Objective observers know that the arrest and convictions of people of color have rarely rested solely upon the commission of a crime. Historically, these have related to the manner in which the criminal justice system has dispensed “justice,” particularly as it is applied to African American males. Hamid Reza Kusha characterizes this “black male disappearance syndrome,” resulting in part from these tactics, as the product of a “multifactor rather than monist nature.” [xvii] If nothing else, the questioning by people of color and others is based upon the perceptions of a people who feel powerless as new systems of social control evolve.[xviii]
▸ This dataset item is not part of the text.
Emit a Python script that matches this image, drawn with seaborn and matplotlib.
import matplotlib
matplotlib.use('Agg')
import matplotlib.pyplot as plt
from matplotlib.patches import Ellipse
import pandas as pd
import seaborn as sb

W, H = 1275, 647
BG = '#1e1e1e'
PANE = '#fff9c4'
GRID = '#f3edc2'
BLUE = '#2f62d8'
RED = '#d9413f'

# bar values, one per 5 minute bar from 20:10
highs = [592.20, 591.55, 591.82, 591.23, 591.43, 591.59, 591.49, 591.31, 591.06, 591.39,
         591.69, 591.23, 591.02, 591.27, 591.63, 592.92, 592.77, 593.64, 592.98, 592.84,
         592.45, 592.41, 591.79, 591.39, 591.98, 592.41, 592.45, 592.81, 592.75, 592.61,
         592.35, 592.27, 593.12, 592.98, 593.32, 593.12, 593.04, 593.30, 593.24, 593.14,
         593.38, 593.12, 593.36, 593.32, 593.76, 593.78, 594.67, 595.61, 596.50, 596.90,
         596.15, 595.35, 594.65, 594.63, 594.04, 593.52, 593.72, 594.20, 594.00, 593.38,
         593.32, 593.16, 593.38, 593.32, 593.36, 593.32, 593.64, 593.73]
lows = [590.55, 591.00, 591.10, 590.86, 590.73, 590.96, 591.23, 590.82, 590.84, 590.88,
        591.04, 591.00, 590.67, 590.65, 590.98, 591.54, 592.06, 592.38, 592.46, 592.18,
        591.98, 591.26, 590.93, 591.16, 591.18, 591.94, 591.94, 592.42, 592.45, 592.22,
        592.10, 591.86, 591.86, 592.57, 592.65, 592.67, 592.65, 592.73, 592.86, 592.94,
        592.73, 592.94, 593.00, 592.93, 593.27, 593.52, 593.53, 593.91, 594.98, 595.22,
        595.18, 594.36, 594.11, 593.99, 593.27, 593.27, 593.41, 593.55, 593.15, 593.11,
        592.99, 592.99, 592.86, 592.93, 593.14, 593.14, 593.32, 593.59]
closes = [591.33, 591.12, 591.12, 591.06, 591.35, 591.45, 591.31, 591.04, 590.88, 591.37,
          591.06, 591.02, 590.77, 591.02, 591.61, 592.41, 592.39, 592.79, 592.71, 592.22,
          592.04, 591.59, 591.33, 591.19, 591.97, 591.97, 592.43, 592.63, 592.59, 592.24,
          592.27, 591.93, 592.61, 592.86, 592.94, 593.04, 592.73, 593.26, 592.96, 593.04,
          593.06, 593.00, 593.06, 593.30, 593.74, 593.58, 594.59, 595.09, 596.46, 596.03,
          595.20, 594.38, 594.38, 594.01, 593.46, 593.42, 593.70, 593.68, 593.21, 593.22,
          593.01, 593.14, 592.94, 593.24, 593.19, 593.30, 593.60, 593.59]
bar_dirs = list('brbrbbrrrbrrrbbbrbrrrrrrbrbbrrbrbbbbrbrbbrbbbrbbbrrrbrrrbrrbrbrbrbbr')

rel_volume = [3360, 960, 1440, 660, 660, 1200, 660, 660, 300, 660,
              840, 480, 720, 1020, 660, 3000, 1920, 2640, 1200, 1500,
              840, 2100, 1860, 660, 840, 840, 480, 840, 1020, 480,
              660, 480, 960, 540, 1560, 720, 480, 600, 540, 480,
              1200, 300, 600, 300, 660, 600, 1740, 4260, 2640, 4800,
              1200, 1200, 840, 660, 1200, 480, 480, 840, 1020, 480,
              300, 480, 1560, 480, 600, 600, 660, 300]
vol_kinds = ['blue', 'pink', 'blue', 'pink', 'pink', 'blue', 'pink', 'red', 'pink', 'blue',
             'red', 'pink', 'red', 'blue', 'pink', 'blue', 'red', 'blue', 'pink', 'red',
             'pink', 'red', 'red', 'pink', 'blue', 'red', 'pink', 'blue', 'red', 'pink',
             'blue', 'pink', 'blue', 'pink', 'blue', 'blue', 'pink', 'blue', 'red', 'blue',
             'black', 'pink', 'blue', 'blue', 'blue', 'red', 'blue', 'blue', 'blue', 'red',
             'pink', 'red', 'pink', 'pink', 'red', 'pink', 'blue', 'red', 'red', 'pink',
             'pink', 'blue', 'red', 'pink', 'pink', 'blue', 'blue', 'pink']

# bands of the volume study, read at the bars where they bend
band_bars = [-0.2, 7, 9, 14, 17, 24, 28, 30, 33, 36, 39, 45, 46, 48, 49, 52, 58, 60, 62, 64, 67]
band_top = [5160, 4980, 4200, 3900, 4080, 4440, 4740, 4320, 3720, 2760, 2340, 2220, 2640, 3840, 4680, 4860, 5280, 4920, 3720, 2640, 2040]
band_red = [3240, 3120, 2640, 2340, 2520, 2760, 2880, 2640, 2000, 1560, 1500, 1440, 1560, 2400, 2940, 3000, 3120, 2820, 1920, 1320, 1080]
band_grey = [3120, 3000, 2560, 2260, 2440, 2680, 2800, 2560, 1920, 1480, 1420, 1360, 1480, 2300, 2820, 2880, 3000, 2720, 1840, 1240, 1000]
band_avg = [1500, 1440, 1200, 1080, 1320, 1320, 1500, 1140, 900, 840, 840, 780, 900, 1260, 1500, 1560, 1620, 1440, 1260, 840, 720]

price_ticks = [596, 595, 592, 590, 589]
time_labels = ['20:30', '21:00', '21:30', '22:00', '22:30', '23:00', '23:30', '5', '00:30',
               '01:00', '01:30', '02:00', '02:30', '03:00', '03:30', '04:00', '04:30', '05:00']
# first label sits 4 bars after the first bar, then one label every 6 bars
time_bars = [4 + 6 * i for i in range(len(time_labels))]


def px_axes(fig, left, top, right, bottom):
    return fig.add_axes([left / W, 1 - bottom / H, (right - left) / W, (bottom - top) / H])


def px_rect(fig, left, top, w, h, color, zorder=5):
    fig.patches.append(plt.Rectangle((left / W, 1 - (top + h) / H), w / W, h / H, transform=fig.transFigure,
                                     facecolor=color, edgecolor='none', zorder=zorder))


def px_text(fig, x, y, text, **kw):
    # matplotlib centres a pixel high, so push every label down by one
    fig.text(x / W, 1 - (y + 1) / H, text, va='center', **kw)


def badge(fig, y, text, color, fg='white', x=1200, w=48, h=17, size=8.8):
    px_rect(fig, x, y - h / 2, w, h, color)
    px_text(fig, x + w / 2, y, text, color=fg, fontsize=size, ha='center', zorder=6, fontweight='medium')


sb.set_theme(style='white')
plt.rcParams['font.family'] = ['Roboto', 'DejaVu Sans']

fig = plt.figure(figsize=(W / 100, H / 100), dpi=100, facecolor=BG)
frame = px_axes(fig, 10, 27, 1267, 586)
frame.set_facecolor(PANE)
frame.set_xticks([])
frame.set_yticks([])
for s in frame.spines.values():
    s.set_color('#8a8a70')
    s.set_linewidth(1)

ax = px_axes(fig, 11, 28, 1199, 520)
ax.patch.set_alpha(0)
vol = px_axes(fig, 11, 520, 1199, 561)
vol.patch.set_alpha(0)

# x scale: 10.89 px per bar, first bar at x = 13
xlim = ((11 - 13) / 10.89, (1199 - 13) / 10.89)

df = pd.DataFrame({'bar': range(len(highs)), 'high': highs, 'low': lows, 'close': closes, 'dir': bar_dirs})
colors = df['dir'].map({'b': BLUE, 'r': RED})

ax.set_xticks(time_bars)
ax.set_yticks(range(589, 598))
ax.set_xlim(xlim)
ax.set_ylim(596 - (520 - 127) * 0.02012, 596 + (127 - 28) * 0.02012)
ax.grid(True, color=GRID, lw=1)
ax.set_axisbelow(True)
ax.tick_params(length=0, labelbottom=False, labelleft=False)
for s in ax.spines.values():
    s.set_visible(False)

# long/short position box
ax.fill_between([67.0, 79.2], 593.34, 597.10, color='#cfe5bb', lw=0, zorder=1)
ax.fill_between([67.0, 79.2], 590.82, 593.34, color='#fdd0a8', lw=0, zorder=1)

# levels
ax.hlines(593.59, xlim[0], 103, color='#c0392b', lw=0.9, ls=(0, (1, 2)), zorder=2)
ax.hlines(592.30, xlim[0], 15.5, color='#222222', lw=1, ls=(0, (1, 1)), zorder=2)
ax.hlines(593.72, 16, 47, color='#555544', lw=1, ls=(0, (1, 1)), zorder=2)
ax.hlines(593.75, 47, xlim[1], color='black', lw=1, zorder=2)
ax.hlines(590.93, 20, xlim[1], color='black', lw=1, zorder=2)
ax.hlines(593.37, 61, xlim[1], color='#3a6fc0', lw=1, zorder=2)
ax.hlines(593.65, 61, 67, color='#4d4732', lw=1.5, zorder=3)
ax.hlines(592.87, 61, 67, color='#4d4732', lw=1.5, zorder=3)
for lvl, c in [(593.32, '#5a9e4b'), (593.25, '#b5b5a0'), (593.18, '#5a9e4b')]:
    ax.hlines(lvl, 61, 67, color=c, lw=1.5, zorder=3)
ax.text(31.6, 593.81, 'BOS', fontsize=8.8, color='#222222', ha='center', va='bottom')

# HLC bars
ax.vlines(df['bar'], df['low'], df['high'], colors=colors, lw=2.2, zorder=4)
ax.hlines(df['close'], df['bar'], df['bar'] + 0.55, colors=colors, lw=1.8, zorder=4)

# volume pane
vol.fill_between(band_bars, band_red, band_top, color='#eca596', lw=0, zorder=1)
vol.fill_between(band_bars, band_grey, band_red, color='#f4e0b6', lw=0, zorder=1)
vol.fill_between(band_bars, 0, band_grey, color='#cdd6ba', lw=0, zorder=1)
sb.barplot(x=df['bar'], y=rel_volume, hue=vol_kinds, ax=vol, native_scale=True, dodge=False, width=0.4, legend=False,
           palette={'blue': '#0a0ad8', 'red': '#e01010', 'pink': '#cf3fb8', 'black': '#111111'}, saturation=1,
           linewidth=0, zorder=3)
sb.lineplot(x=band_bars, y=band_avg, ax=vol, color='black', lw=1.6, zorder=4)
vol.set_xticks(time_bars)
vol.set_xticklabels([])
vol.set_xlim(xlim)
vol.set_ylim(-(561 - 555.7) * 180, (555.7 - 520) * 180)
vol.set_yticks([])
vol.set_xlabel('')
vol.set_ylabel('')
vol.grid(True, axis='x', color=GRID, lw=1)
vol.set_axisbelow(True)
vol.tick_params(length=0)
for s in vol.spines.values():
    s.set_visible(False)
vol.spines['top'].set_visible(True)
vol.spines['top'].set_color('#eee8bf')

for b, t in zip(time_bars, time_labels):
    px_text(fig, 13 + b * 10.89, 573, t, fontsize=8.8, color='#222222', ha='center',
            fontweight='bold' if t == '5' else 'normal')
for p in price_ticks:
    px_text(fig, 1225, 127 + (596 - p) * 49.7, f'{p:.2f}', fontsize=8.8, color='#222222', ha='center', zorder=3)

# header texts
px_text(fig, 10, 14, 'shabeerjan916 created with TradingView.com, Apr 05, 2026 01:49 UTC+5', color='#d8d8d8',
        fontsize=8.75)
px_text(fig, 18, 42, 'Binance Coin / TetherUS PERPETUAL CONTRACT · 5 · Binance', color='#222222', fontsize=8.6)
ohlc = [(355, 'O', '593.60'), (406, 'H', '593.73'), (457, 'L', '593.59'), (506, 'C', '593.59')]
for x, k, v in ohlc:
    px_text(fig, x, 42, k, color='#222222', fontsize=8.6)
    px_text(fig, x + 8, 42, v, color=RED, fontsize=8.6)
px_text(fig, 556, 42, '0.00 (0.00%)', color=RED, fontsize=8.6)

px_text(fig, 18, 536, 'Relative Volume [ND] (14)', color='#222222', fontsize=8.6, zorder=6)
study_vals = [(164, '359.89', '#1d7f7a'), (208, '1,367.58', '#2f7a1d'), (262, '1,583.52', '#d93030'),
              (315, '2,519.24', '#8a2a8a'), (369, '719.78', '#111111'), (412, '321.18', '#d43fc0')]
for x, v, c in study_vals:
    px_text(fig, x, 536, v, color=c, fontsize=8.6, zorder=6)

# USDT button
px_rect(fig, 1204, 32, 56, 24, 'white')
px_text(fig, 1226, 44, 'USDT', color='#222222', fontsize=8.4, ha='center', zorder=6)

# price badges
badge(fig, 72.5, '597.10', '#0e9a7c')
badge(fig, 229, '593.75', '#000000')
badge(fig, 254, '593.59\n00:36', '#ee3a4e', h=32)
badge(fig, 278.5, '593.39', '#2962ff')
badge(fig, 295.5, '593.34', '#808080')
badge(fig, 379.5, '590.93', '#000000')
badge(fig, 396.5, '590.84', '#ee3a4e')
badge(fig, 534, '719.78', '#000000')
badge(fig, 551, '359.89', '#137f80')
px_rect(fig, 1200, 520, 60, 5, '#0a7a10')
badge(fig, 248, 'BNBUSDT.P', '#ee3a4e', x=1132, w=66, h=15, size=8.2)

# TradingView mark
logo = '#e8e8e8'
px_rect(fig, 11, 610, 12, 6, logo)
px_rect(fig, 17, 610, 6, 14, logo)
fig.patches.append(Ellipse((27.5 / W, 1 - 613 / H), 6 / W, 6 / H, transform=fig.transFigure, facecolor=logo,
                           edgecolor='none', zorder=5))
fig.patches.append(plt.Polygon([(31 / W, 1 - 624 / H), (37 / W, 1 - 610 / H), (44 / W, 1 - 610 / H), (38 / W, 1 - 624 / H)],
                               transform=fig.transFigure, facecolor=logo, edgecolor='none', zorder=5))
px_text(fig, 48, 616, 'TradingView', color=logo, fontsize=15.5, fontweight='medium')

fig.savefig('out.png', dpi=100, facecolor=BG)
No matter how described, people in every community want the police there. It is admirable that the police are using tools provided by the social sciences to combat crime. However, all must be certain that the uses of new tools are not necessarily accompanied by changes in the human factor. Historically, as technologies influence human culture, human beings influence how they are used. None is infallible. “The impact of Compsat, like that of previous technology, is contingent on how it interacts with the existing technical capacities, work practices, management styles, and cultural values of police departments. Its future value also hinges on its compatibility with community policing, a deeply entrenched movement in law enforcement and one that stresses the human face of policing.”[xix] Moreover, the impact that this practice has on those it is to serve must also be included in the equation.